Transcribe the entries exactly; images are not part of the copy.

(Figure scripts)
----------

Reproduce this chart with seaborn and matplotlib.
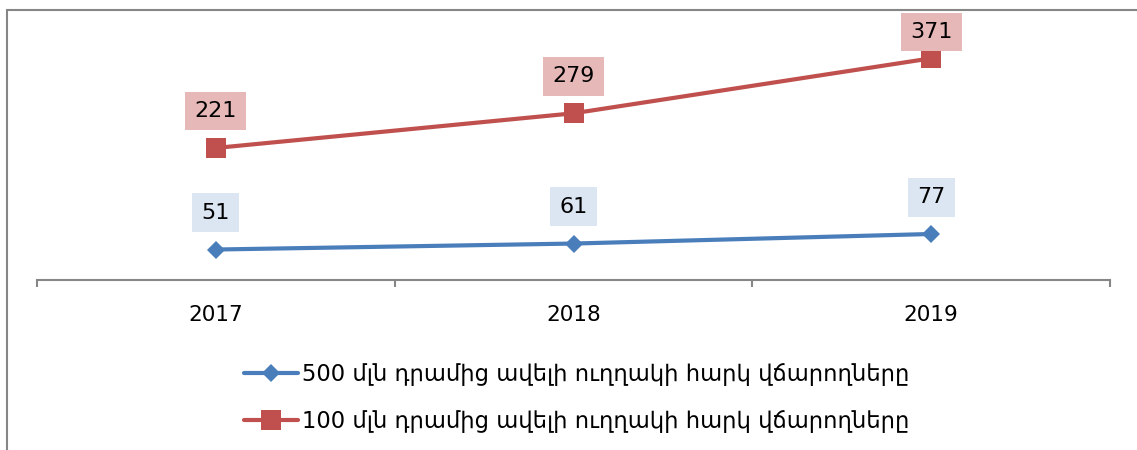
import pandas as pd
import seaborn as sns
from matplotlib import pyplot as plt
from matplotlib.patches import Rectangle

years = ["2017", "2018", "2019"]
over_500 = [51, 61, 77]
over_100 = [221, 279, 371]
label_500 = "500 մլն դրամից ավելի ուղղակի հարկ վճարողները"
label_100 = "100 մլն դրամից ավելի ուղղակի հարկ վճարողները"

blue, red = "#4A7EBB", "#C0504D"
blue_box, red_box = "#DCE6F2", "#E6B9B8"
grey = "#868686"

sns.set_style("white")
plt.rcParams["font.family"] = ["DejaVu Sans"]
plt.rcParams["text.color"] = "black"
plt.rcParams["xtick.color"] = "black"

df = pd.DataFrame({"year": years * 2,
                   "value": over_500 + over_100,
                   "series": [label_500] * 3 + [label_100] * 3})
df["pos"] = [0, 1, 2] * 2

fig = plt.figure(figsize=(11.37, 4.5), dpi=100)
ax = fig.add_axes([37 / 1137, 1 - 280 / 450, (1110 - 37) / 1137, (280 - 41) / 450])

styles = {label_500: (blue, "D", 9.5, blue_box),
          label_100: (red, "s", 14, red_box)}
for name, (color, marker, ms, box) in styles.items():
    sub = df[df["series"] == name]
    sns.lineplot(data=sub, x="pos", y="value", ax=ax, color=color, marker=marker,
                 markersize=ms, markeredgewidth=0, linewidth=3, label=name)
    for x, y in zip(sub["pos"], sub["value"]):
        # labels near the top are pushed down to stay inside the chart frame
        off = 26.5 if y < 350 else 19
        ax.annotate(str(y), (x, y), xytext=(0, off), textcoords="offset points",
                    ha="center", va="center", fontsize=16,
                    bbox=dict(boxstyle="square,pad=0.42", fc=box, ec="none"))

ax.set_xlim(-0.5, 2.5)
ax.set_ylim(0, 400)
ax.set_xlabel("")
ax.set_ylabel("")
ax.set_yticks([])
ax.set_xticks([-0.5, 0.5, 1.5, 2.5])
ax.set_xticklabels([])
ax.set_xticks([0, 1, 2], minor=True)
ax.set_xticklabels(years, minor=True, fontsize=15.5)
ax.tick_params(axis="x", which="major", direction="out", length=5, width=1.5,
               color=grey, bottom=True)
ax.tick_params(axis="x", which="minor", length=0, pad=18)
for side in ["top", "right", "left"]:
    ax.spines[side].set_visible(False)
ax.spines["bottom"].set_color(grey)
ax.spines["bottom"].set_linewidth(1.5)

ax.get_legend().remove()
handles, labels = ax.get_legend_handles_labels()
fig.legend(handles, labels, loc="upper left", bbox_to_anchor=(244 / 1137, 1 - 363 / 450),
           frameon=False, fontsize=16.3, handlelength=2.4, handletextpad=0.15,
           labelspacing=1.05, borderpad=0, borderaxespad=0)

fig.patches.append(Rectangle((7 / 1137, -0.1), 1.2, 1 - 10 / 450 + 0.1,
                             transform=fig.transFigure, fill=False, ec=grey, lw=1.5))

fig.savefig("out.png", dpi=100)
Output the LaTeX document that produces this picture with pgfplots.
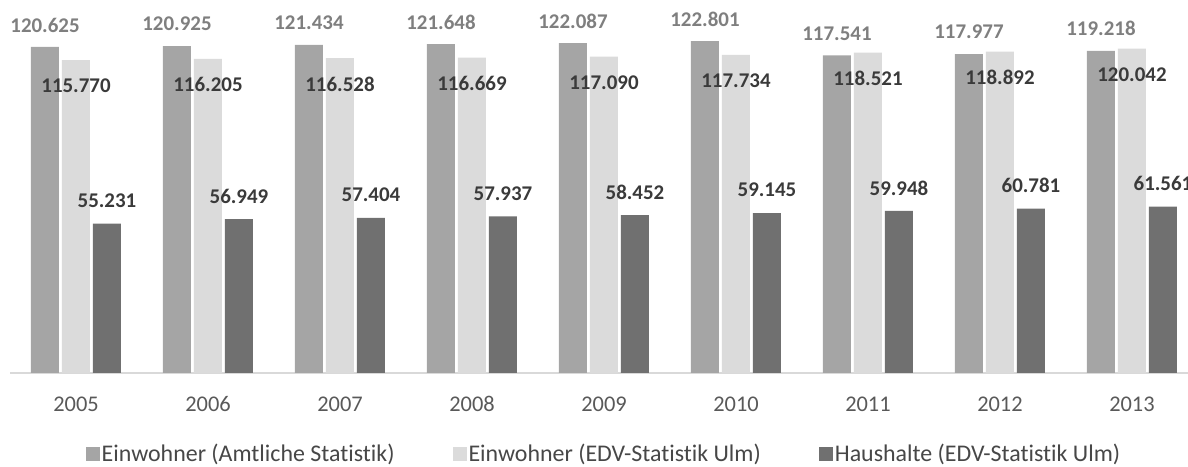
\documentclass[border=0pt]{standalone}
\usepackage{pgfplots}
\pgfplotsset{compat=1.18}
\usepackage{fontspec}
\setmainfont{Carlito}[Ligatures=NoCommon]

\definecolor{amtlich}{HTML}{A5A5A5}
\definecolor{edv}{HTML}{DBDBDB}
\definecolor{haushalt}{HTML}{707070}
\definecolor{graylabel}{HTML}{7F7F7F}
\definecolor{darklabel}{HTML}{3A3A3A}
\definecolor{ticktext}{HTML}{595959}
\definecolor{baseline}{HTML}{D9D9D9}

\begin{document}
\begin{tikzpicture}
\begin{axis}[
    at={(10bp,94bp)}, anchor=south west,
    scale only axis,
    width=1188bp, height=373bp,
    xmin=-0.5, xmax=8.5,
    ymin=0, ymax=138,
    ybar=3bp, bar width=28bp,
    axis y line=none,
    axis x line*=bottom,
    x axis line style={draw=baseline, line width=1.2bp, -},
    xtick={0,...,8},
    xticklabels={2005,2006,2007,2008,2009,2010,2011,2012,2013},
    major tick length=0pt,
    xticklabel style={anchor=center, yshift=-31bp, text=ticktext,
        font=\fontsize{22.5}{26}\selectfont},
    clip=false,
    nodes near coords,
    /pgf/number format/.cd, fixed, fixed zerofill, precision=3, assume math mode=true,
    /pgfplots/.cd,
    every node near coord/.append style={anchor=center,
        font=\fontsize{21}{25}\selectfont\bfseries},
    legend columns=3,
    legend style={at={(0.5,0)}, anchor=center, yshift=-81bp, draw=none,
        font=\fontsize{24}{28}\selectfont, text=ticktext!80!black,
        /tikz/every even column/.append style={column sep=56bp},
        inner sep=0pt},
    legend image code/.code={\fill[#1] (-2bp,-7bp) rectangle (12bp,7bp);},
]
\addplot[fill=amtlich, draw=none,
    every node near coord/.append style={text=graylabel, yshift=22bp}]
    coordinates {(0,120.625) (1,120.925) (2,121.434) (3,121.648) (4,122.087)
                 (5,122.801) (6,117.541) (7,117.977) (8,119.218)};
\addplot[fill=edv, draw=none,
    every node near coord/.append style={text=darklabel, yshift=-26bp}]
    coordinates {(0,115.770) (1,116.205) (2,116.528) (3,116.669) (4,117.090)
                 (5,117.734) (6,118.521) (7,118.892) (8,120.042)};
\addplot[fill=haushalt, draw=none,
    every node near coord/.append style={text=darklabel, yshift=23bp}]
    coordinates {(0,55.231) (1,56.949) (2,57.404) (3,57.937) (4,58.452)
                 (5,59.145) (6,59.948) (7,60.781) (8,61.561)};
\legend{Einwohner (Amtliche Statistik), Einwohner (EDV-Statistik Ulm), Haushalte (EDV-Statistik Ulm)}
\end{axis}
\pgfresetboundingbox
\path[use as bounding box] (0,0) rectangle (1188bp,467bp);
\end{tikzpicture}
\end{document}
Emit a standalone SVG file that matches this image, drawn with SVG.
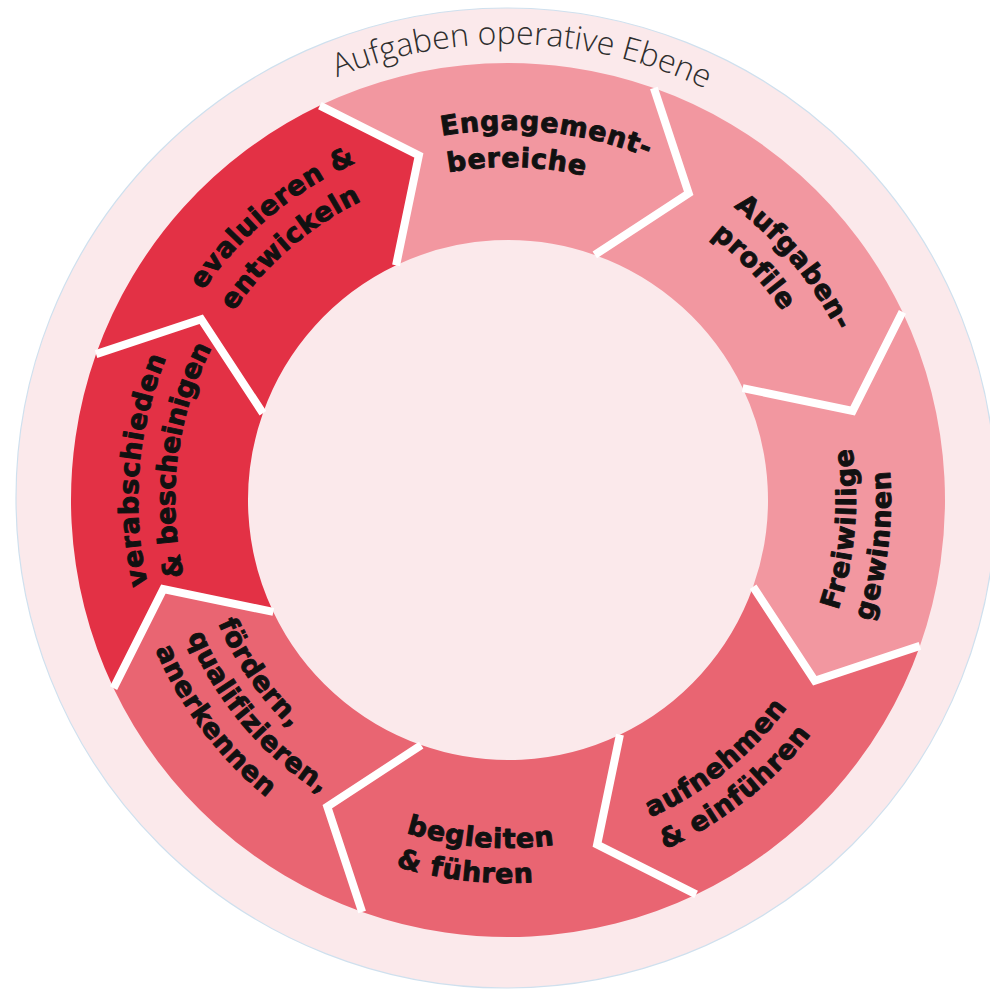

----------

#### [Written solution]
Reproduce this chart with seaborn and matplotlib.
import pandas as pd
import seaborn as sns
from matplotlib import pyplot as plt
from matplotlib.patches import Rectangle

years = ["2017", "2018", "2019"]
over_500 = [51, 61, 77]
over_100 = [221, 279, 371]
label_500 = "500 մլն դրամից ավելի ուղղակի հարկ վճարողները"
label_100 = "100 մլն դրամից ավելի ուղղակի հարկ վճարողները"

blue, red = "#4A7EBB", "#C0504D"
blue_box, red_box = "#DCE6F2", "#E6B9B8"
grey = "#868686"

sns.set_style("white")
plt.rcParams["font.family"] = ["DejaVu Sans"]
plt.rcParams["text.color"] = "black"
plt.rcParams["xtick.color"] = "black"

df = pd.DataFrame({"year": years * 2,
                   "value": over_500 + over_100,
                   "series": [label_500] * 3 + [label_100] * 3})
df["pos"] = [0, 1, 2] * 2

fig = plt.figure(figsize=(11.37, 4.5), dpi=100)
ax = fig.add_axes([37 / 1137, 1 - 280 / 450, (1110 - 37) / 1137, (280 - 41) / 450])

styles = {label_500: (blue, "D", 9.5, blue_box),
          label_100: (red, "s", 14, red_box)}
for name, (color, marker, ms, box) in styles.items():
    sub = df[df["series"] == name]
    sns.lineplot(data=sub, x="pos", y="value", ax=ax, color=color, marker=marker,
                 markersize=ms, markeredgewidth=0, linewidth=3, label=name)
    for x, y in zip(sub["pos"], sub["value"]):
        # labels near the top are pushed down to stay inside the chart frame
        off = 26.5 if y < 350 else 19
        ax.annotate(str(y), (x, y), xytext=(0, off), textcoords="offset points",
                    ha="center", va="center", fontsize=16,
                    bbox=dict(boxstyle="square,pad=0.42", fc=box, ec="none"))

ax.set_xlim(-0.5, 2.5)
ax.set_ylim(0, 400)
ax.set_xlabel("")
ax.set_ylabel("")
ax.set_yticks([])
ax.set_xticks([-0.5, 0.5, 1.5, 2.5])
ax.set_xticklabels([])
ax.set_xticks([0, 1, 2], minor=True)
ax.set_xticklabels(years, minor=True, fontsize=15.5)
ax.tick_params(axis="x", which="major", direction="out", length=5, width=1.5,
               color=grey, bottom=True)
ax.tick_params(axis="x", which="minor", length=0, pad=18)
for side in ["top", "right", "left"]:
    ax.spines[side].set_visible(False)
ax.spines["bottom"].set_color(grey)
ax.spines["bottom"].set_linewidth(1.5)

ax.get_legend().remove()
handles, labels = ax.get_legend_handles_labels()
fig.legend(handles, labels, loc="upper left", bbox_to_anchor=(244 / 1137, 1 - 363 / 450),
           frameon=False, fontsize=16.3, handlelength=2.4, handletextpad=0.15,
           labelspacing=1.05, borderpad=0, borderaxespad=0)

fig.patches.append(Rectangle((7 / 1137, -0.1), 1.2, 1 - 10 / 450 + 0.1,
                             transform=fig.transFigure, fill=False, ec=grey, lw=1.5))

fig.savefig("out.png", dpi=100)
Output the LaTeX document that produces this picture with pgfplots.
\documentclass[border=0pt]{standalone}
\usepackage{pgfplots}
\pgfplotsset{compat=1.18}
\usepackage{fontspec}
\setmainfont{Carlito}[Ligatures=NoCommon]

\definecolor{amtlich}{HTML}{A5A5A5}
\definecolor{edv}{HTML}{DBDBDB}
\definecolor{haushalt}{HTML}{707070}
\definecolor{graylabel}{HTML}{7F7F7F}
\definecolor{darklabel}{HTML}{3A3A3A}
\definecolor{ticktext}{HTML}{595959}
\definecolor{baseline}{HTML}{D9D9D9}

\begin{document}
\begin{tikzpicture}
\begin{axis}[
    at={(10bp,94bp)}, anchor=south west,
    scale only axis,
    width=1188bp, height=373bp,
    xmin=-0.5, xmax=8.5,
    ymin=0, ymax=138,
    ybar=3bp, bar width=28bp,
    axis y line=none,
    axis x line*=bottom,
    x axis line style={draw=baseline, line width=1.2bp, -},
    xtick={0,...,8},
    xticklabels={2005,2006,2007,2008,2009,2010,2011,2012,2013},
    major tick length=0pt,
    xticklabel style={anchor=center, yshift=-31bp, text=ticktext,
        font=\fontsize{22.5}{26}\selectfont},
    clip=false,
    nodes near coords,
    /pgf/number format/.cd, fixed, fixed zerofill, precision=3, assume math mode=true,
    /pgfplots/.cd,
    every node near coord/.append style={anchor=center,
        font=\fontsize{21}{25}\selectfont\bfseries},
    legend columns=3,
    legend style={at={(0.5,0)}, anchor=center, yshift=-81bp, draw=none,
        font=\fontsize{24}{28}\selectfont, text=ticktext!80!black,
        /tikz/every even column/.append style={column sep=56bp},
        inner sep=0pt},
    legend image code/.code={\fill[#1] (-2bp,-7bp) rectangle (12bp,7bp);},
]
\addplot[fill=amtlich, draw=none,
    every node near coord/.append style={text=graylabel, yshift=22bp}]
    coordinates {(0,120.625) (1,120.925) (2,121.434) (3,121.648) (4,122.087)
                 (5,122.801) (6,117.541) (7,117.977) (8,119.218)};
\addplot[fill=edv, draw=none,
    every node near coord/.append style={text=darklabel, yshift=-26bp}]
    coordinates {(0,115.770) (1,116.205) (2,116.528) (3,116.669) (4,117.090)
                 (5,117.734) (6,118.521) (7,118.892) (8,120.042)};
\addplot[fill=haushalt, draw=none,
    every node near coord/.append style={text=darklabel, yshift=23bp}]
    coordinates {(0,55.231) (1,56.949) (2,57.404) (3,57.937) (4,58.452)
                 (5,59.145) (6,59.948) (7,60.781) (8,61.561)};
\legend{Einwohner (Amtliche Statistik), Einwohner (EDV-Statistik Ulm), Haushalte (EDV-Statistik Ulm)}
\end{axis}
\pgfresetboundingbox
\path[use as bounding box] (0,0) rectangle (1188bp,467bp);
\end{tikzpicture}
\end{document}
Emit a standalone SVG file that matches this image, drawn with SVG.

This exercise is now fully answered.